▶ _DESCRIPTION OF THE TASK_
Your task is to transcribe the records exactly, skipping every image.

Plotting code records
## Begin
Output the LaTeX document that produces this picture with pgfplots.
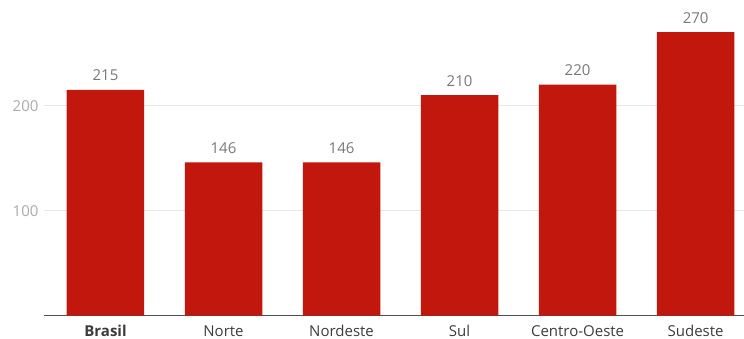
\documentclass[border=0pt]{standalone}
\usepackage{pgfplots}
\pgfplotsset{compat=1.18}
\usepackage{fontspec}
\setmainfont{Open Sans}
\definecolor{barred}{RGB}{193,23,12}
\definecolor{ticklbl}{RGB}{170,170,170}
\definecolor{vallbl}{RGB}{120,120,120}
\definecolor{catlbl}{RGB}{60,60,60}
\definecolor{gridc}{RGB}{230,230,230}
\definecolor{axisc}{RGB}{80,80,80}
\begin{document}
\begin{tikzpicture}
\begin{axis}[
  scale only axis,
  width=700pt, height=304.5pt,
  xmin=-0.521, xmax=5.41,
  ymin=0, ymax=290,
  axis x line*=bottom,
  axis y line*=left,
  y axis line style={draw=none},
  x axis line style={draw=axisc, line width=1.3pt},
  major tick length=0pt,
  ytick={100,200},
  ymajorgrids,
  grid style={draw=gridc, line width=0.8pt},
  xtick={0,1,2,3,4,5},
  xticklabels={\textbf{Brasil},Norte,Nordeste,Sul,Centro-Oeste,Sudeste},
  xticklabel style={font=\fontsize{15}{17}\selectfont, text=catlbl, text height=11pt, text depth=3pt, yshift=-6pt},
  yticklabel style={font=\fontsize{15}{17}\selectfont, text=ticklbl, xshift=-2pt},
  /pgf/number format/assume math mode=true,
  clip=false,
  nodes near coords,
  every node near coord/.append style={font=\fontsize{15}{17}\selectfont, text=vallbl, yshift=5.5pt},
]
\addplot[ybar, bar width=77.5pt, fill=barred, draw=none] coordinates {
  (0,215) (1,146) (2,146) (3,210) (4,220) (5,270)
};
\end{axis}
\pgfresetboundingbox
\path (current axis.south west) ++(-44pt,-23.3pt) rectangle ++(744pt,339pt);
\end{tikzpicture}
\end{document}
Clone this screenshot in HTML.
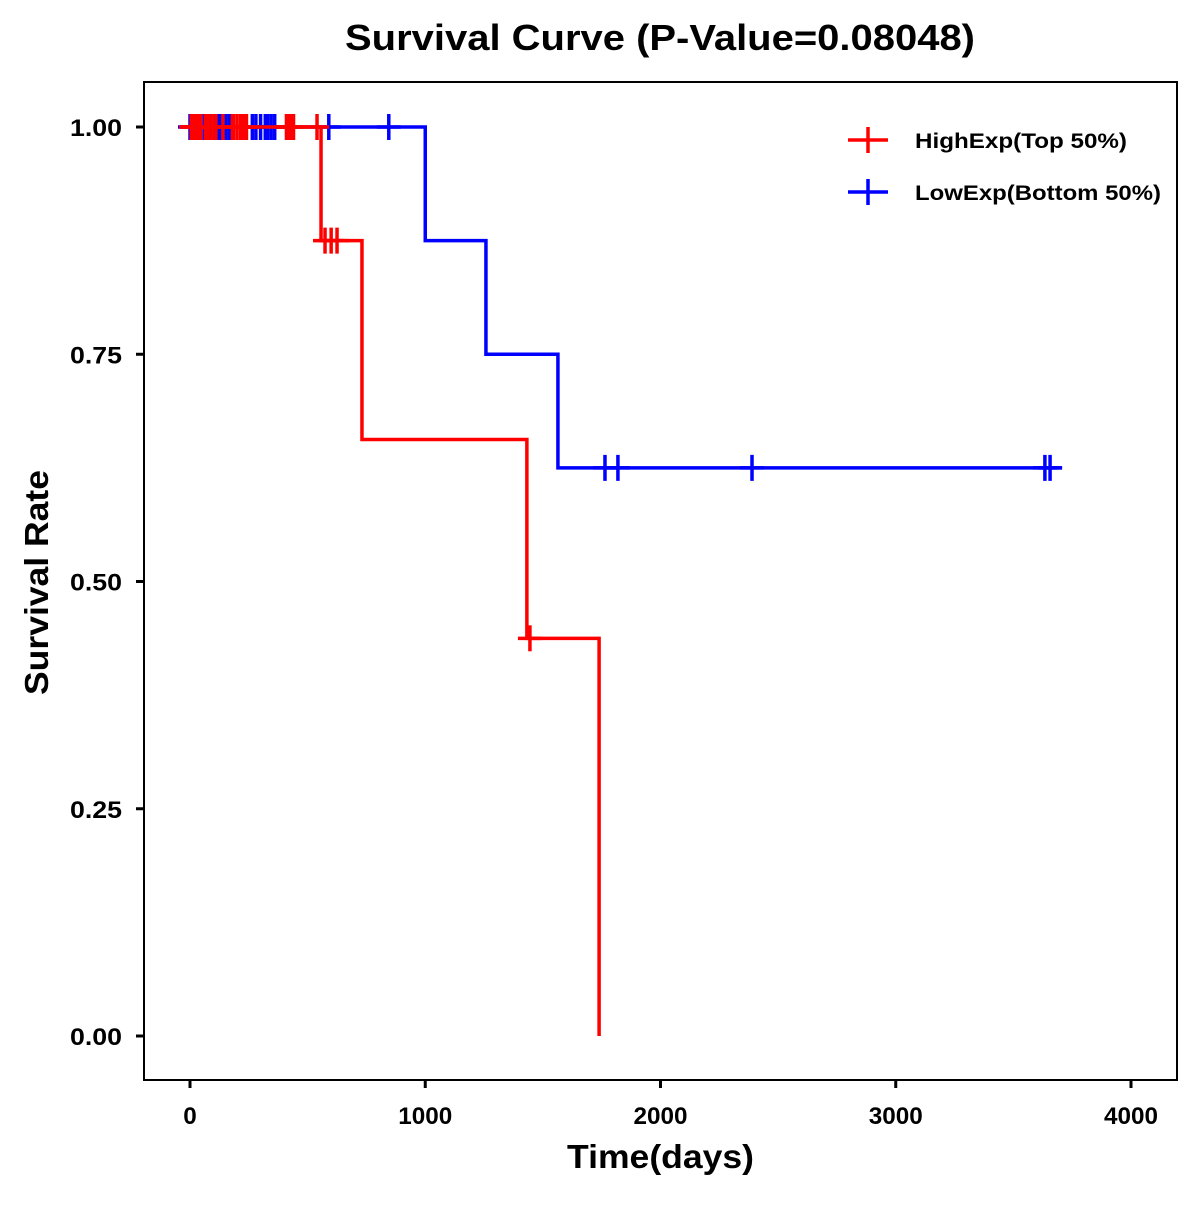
<!DOCTYPE html>
<html><head><meta charset="utf-8"><style>
body{margin:0;background:#fff}
svg text{font-family:"Liberation Sans",Arial,sans-serif;font-weight:bold;fill:#000}
</style></head><body>
<svg id="chart" width="1200" height="1200" viewBox="0 0 1200 1200" xmlns="http://www.w3.org/2000/svg">
<rect width="1200" height="1200" fill="#fff"/>
<text x="345" y="50" font-size="36" textLength="630" lengthAdjust="spacingAndGlyphs">Survival Curve (P-Value=0.08048)</text>
<rect x="144" y="82" width="1033" height="998" fill="none" stroke="#000" stroke-width="2"/>
<g id="axes"></g>
<g id="series"></g>
<text x="567" y="1168" font-size="33" textLength="187" lengthAdjust="spacingAndGlyphs">Time(days)</text>
<text transform="translate(48,695) rotate(-90)" font-size="33" textLength="225" lengthAdjust="spacingAndGlyphs">Survival Rate</text>
<g>
<g>
<line x1="848" y1="140" x2="888" y2="140" stroke="#f00" stroke-width="3.5"/><line x1="868" y1="127" x2="868" y2="153" stroke="#f00" stroke-width="3.5"/>
<text x="915" y="148" font-size="21" textLength="212" lengthAdjust="spacingAndGlyphs">HighExp(Top 50%)</text></g>
<g>
<line x1="848" y1="192" x2="888" y2="192" stroke="#00f" stroke-width="3.5"/><line x1="868" y1="179" x2="868" y2="205" stroke="#00f" stroke-width="3.5"/>
<text x="915" y="200" font-size="21" textLength="246" lengthAdjust="spacingAndGlyphs">LowExp(Bottom 50%)</text></g>
</g>
</svg>
<script>
const xTicks=[0,1000,2000,3000,4000];
const yTicks=[0,0.25,0.5,0.75,1.0];
const yTickLabels=["0.00","0.25","0.50","0.75","1.00"];
const highTimes=[0,557,731,1432,1739];
const highSurv=[1,0.875,0.65625,0.4375,0];
const highEnd=1739;
const highCensor=[5,10,20,25,35,45,65,70,80,95,110,140,180,185,200,215,225,235,240,410,420,430,440,540,574,600,625,1445];
const highCensorSurv=[1,1,1,1,1,1,1,1,1,1,1,1,1,1,1,1,1,1,1,1,1,1,1,1,0.875,0.875,0.875,0.4375];
const lowTimes=[0,1000,1258,1564];
const lowSurv=[1,0.875,0.75,0.625];
const lowEnd=3707;
const lowCensor=[0,10,15,25,40,60,70,90,100,115,125,135,150,165,175,265,280,300,320,330,345,360,590,845,1764,1819,2389,3634,3656];
const lowCensorSurv=[1,1,1,1,1,1,1,1,1,1,1,1,1,1,1,1,1,1,1,1,1,1,1,1,0.625,0.625,0.625,0.625,0.625];

const X=t=>190+t*0.23525;
const Y=s=>1036-s*909;
const NS='http://www.w3.org/2000/svg';
function mk(tag,attrs,parent){const e=document.createElementNS(NS,tag);for(const k in attrs)e.setAttribute(k,attrs[k]);parent.appendChild(e);return e;}
const axes=document.getElementById('axes');
xTicks.forEach(v=>{
  const l=mk('line',{x1:X(v),x2:X(v),y1:1080,y2:1088,stroke:'#000','stroke-width':3},axes);
  
  
  const s=String(v);
  const w=s.length*13.5;
  const t=mk('text',{x:X(v)-w/2,y:1124,'font-size':24,textLength:w,lengthAdjust:'spacingAndGlyphs'},axes);
  t.textContent=s;
  
  
});
yTicks.forEach((v,i)=>{
  const l=mk('line',{x1:136,x2:144,y1:Y(v),y2:Y(v),stroke:'#000','stroke-width':3},axes);
  
  
  const t=mk('text',{x:70,y:Y(v)+9,'font-size':24,textLength:52,lengthAdjust:'spacingAndGlyphs'},axes);
  t.textContent=yTickLabels[i];
  
  
});
const series=document.getElementById('series');
function drawSeries(times,surv,end,cT,cS,color,name){
  let d='M'+X(times[0])+','+Y(surv[0]);
  for(let i=1;i<times.length;i++){d+=' H'+X(times[i])+' V'+Y(surv[i]);}
  d+=' H'+X(end);
  const p=mk('path',{d:d,fill:'none',stroke:color,'stroke-width':3.5},series);
  
  
  cT.forEach((t,i)=>{
    const g=mk('g',{},series);
    
    
    const x=X(t),y=Y(cS[i]);
    mk('line',{x1:x-12,x2:x+12,y1:y,y2:y,stroke:color,'stroke-width':3.5},g);
    mk('line',{x1:x,x2:x,y1:y-13,y2:y+13,stroke:color,'stroke-width':3.5},g);
  });
}
drawSeries(lowTimes,lowSurv,lowEnd,lowCensor,lowCensorSurv,'#00f','low-exp');
drawSeries(highTimes,highSurv,highEnd,highCensor,highCensorSurv,'#f00','high-exp');
</script>
</body></html>
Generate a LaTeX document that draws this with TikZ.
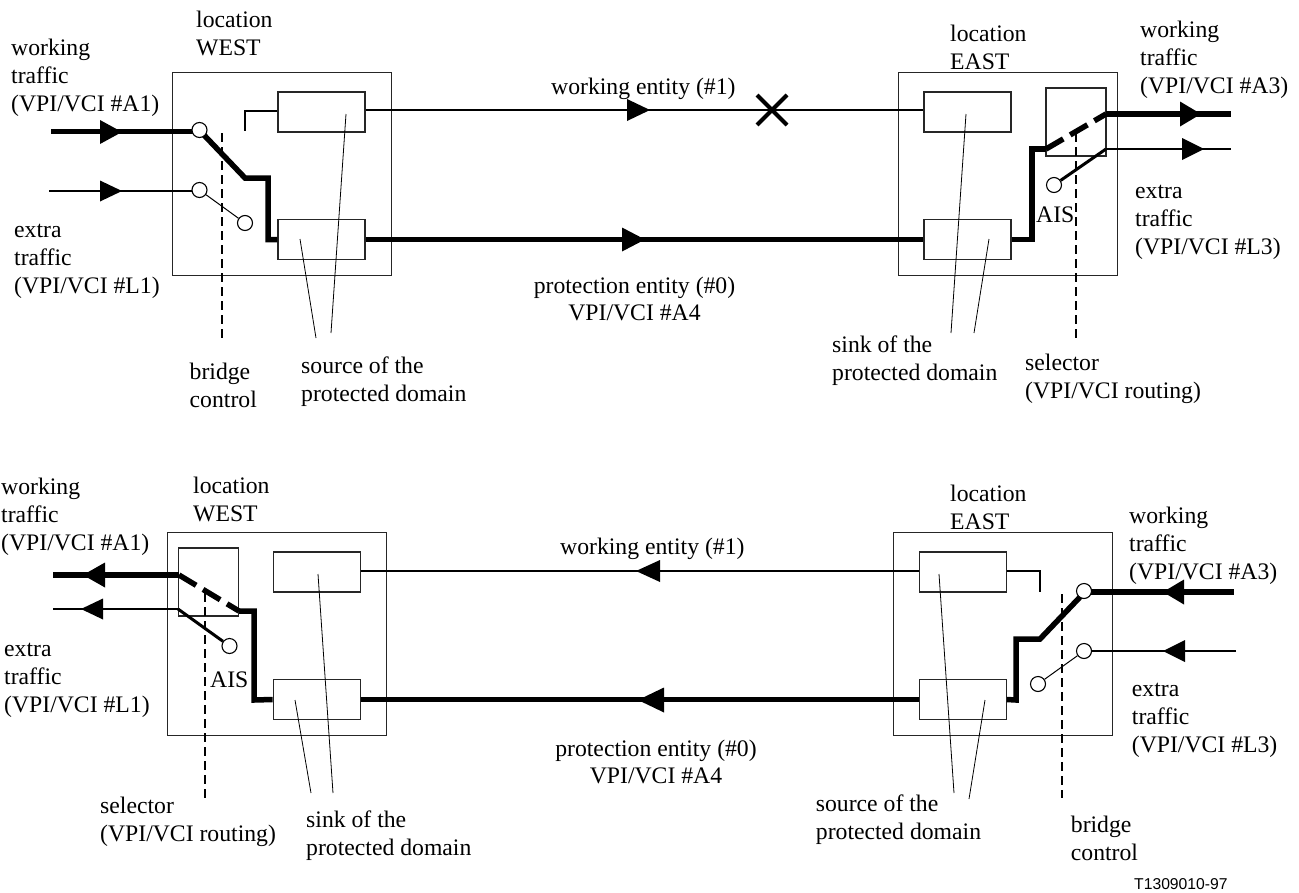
## End
▶ _OUTPUT FOR THIS TASK_
Output the LaTeX document that produces this picture with pgfplots.
\documentclass[border=0pt]{standalone}
\usepackage{pgfplots}
\pgfplotsset{compat=1.18}
\usepackage{fontspec}
\setmainfont{Open Sans}
\definecolor{barred}{RGB}{193,23,12}
\definecolor{ticklbl}{RGB}{170,170,170}
\definecolor{vallbl}{RGB}{120,120,120}
\definecolor{catlbl}{RGB}{60,60,60}
\definecolor{gridc}{RGB}{230,230,230}
\definecolor{axisc}{RGB}{80,80,80}
\begin{document}
\begin{tikzpicture}
\begin{axis}[
  scale only axis,
  width=700pt, height=304.5pt,
  xmin=-0.521, xmax=5.41,
  ymin=0, ymax=290,
  axis x line*=bottom,
  axis y line*=left,
  y axis line style={draw=none},
  x axis line style={draw=axisc, line width=1.3pt},
  major tick length=0pt,
  ytick={100,200},
  ymajorgrids,
  grid style={draw=gridc, line width=0.8pt},
  xtick={0,1,2,3,4,5},
  xticklabels={\textbf{Brasil},Norte,Nordeste,Sul,Centro-Oeste,Sudeste},
  xticklabel style={font=\fontsize{15}{17}\selectfont, text=catlbl, text height=11pt, text depth=3pt, yshift=-6pt},
  yticklabel style={font=\fontsize{15}{17}\selectfont, text=ticklbl, xshift=-2pt},
  /pgf/number format/assume math mode=true,
  clip=false,
  nodes near coords,
  every node near coord/.append style={font=\fontsize{15}{17}\selectfont, text=vallbl, yshift=5.5pt},
]
\addplot[ybar, bar width=77.5pt, fill=barred, draw=none] coordinates {
  (0,215) (1,146) (2,146) (3,210) (4,220) (5,270)
};
\end{axis}
\pgfresetboundingbox
\path (current axis.south west) ++(-44pt,-23.3pt) rectangle ++(744pt,339pt);
\end{tikzpicture}
\end{document}
Clone this screenshot in HTML.
<!DOCTYPE html>
<html><head><meta charset="utf-8"><style>
body{margin:0;background:#fff}
svg text{font-family:"Liberation Sans",Arial,sans-serif;font-weight:bold;fill:#000}
</style></head><body>
<svg id="chart" width="1200" height="1200" viewBox="0 0 1200 1200" xmlns="http://www.w3.org/2000/svg">
<rect width="1200" height="1200" fill="#fff"/>
<text x="345" y="50" font-size="36" textLength="630" lengthAdjust="spacingAndGlyphs">Survival Curve (P-Value=0.08048)</text>
<rect x="144" y="82" width="1033" height="998" fill="none" stroke="#000" stroke-width="2"/>
<g id="axes"></g>
<g id="series"></g>
<text x="567" y="1168" font-size="33" textLength="187" lengthAdjust="spacingAndGlyphs">Time(days)</text>
<text transform="translate(48,695) rotate(-90)" font-size="33" textLength="225" lengthAdjust="spacingAndGlyphs">Survival Rate</text>
<g>
<g>
<line x1="848" y1="140" x2="888" y2="140" stroke="#f00" stroke-width="3.5"/><line x1="868" y1="127" x2="868" y2="153" stroke="#f00" stroke-width="3.5"/>
<text x="915" y="148" font-size="21" textLength="212" lengthAdjust="spacingAndGlyphs">HighExp(Top 50%)</text></g>
<g>
<line x1="848" y1="192" x2="888" y2="192" stroke="#00f" stroke-width="3.5"/><line x1="868" y1="179" x2="868" y2="205" stroke="#00f" stroke-width="3.5"/>
<text x="915" y="200" font-size="21" textLength="246" lengthAdjust="spacingAndGlyphs">LowExp(Bottom 50%)</text></g>
</g>
</svg>
<script>
const xTicks=[0,1000,2000,3000,4000];
const yTicks=[0,0.25,0.5,0.75,1.0];
const yTickLabels=["0.00","0.25","0.50","0.75","1.00"];
const highTimes=[0,557,731,1432,1739];
const highSurv=[1,0.875,0.65625,0.4375,0];
const highEnd=1739;
const highCensor=[5,10,20,25,35,45,65,70,80,95,110,140,180,185,200,215,225,235,240,410,420,430,440,540,574,600,625,1445];
const highCensorSurv=[1,1,1,1,1,1,1,1,1,1,1,1,1,1,1,1,1,1,1,1,1,1,1,1,0.875,0.875,0.875,0.4375];
const lowTimes=[0,1000,1258,1564];
const lowSurv=[1,0.875,0.75,0.625];
const lowEnd=3707;
const lowCensor=[0,10,15,25,40,60,70,90,100,115,125,135,150,165,175,265,280,300,320,330,345,360,590,845,1764,1819,2389,3634,3656];
const lowCensorSurv=[1,1,1,1,1,1,1,1,1,1,1,1,1,1,1,1,1,1,1,1,1,1,1,1,0.625,0.625,0.625,0.625,0.625];

const X=t=>190+t*0.23525;
const Y=s=>1036-s*909;
const NS='http://www.w3.org/2000/svg';
function mk(tag,attrs,parent){const e=document.createElementNS(NS,tag);for(const k in attrs)e.setAttribute(k,attrs[k]);parent.appendChild(e);return e;}
const axes=document.getElementById('axes');
xTicks.forEach(v=>{
  const l=mk('line',{x1:X(v),x2:X(v),y1:1080,y2:1088,stroke:'#000','stroke-width':3},axes);
  
  
  const s=String(v);
  const w=s.length*13.5;
  const t=mk('text',{x:X(v)-w/2,y:1124,'font-size':24,textLength:w,lengthAdjust:'spacingAndGlyphs'},axes);
  t.textContent=s;
  
  
});
yTicks.forEach((v,i)=>{
  const l=mk('line',{x1:136,x2:144,y1:Y(v),y2:Y(v),stroke:'#000','stroke-width':3},axes);
  
  
  const t=mk('text',{x:70,y:Y(v)+9,'font-size':24,textLength:52,lengthAdjust:'spacingAndGlyphs'},axes);
  t.textContent=yTickLabels[i];
  
  
});
const series=document.getElementById('series');
function drawSeries(times,surv,end,cT,cS,color,name){
  let d='M'+X(times[0])+','+Y(surv[0]);
  for(let i=1;i<times.length;i++){d+=' H'+X(times[i])+' V'+Y(surv[i]);}
  d+=' H'+X(end);
  const p=mk('path',{d:d,fill:'none',stroke:color,'stroke-width':3.5},series);
  
  
  cT.forEach((t,i)=>{
    const g=mk('g',{},series);
    
    
    const x=X(t),y=Y(cS[i]);
    mk('line',{x1:x-12,x2:x+12,y1:y,y2:y,stroke:color,'stroke-width':3.5},g);
    mk('line',{x1:x,x2:x,y1:y-13,y2:y+13,stroke:color,'stroke-width':3.5},g);
  });
}
drawSeries(lowTimes,lowSurv,lowEnd,lowCensor,lowCensorSurv,'#00f','low-exp');
drawSeries(highTimes,highSurv,highEnd,highCensor,highCensorSurv,'#f00','high-exp');
</script>
</body></html>
Generate a LaTeX document that draws this with TikZ.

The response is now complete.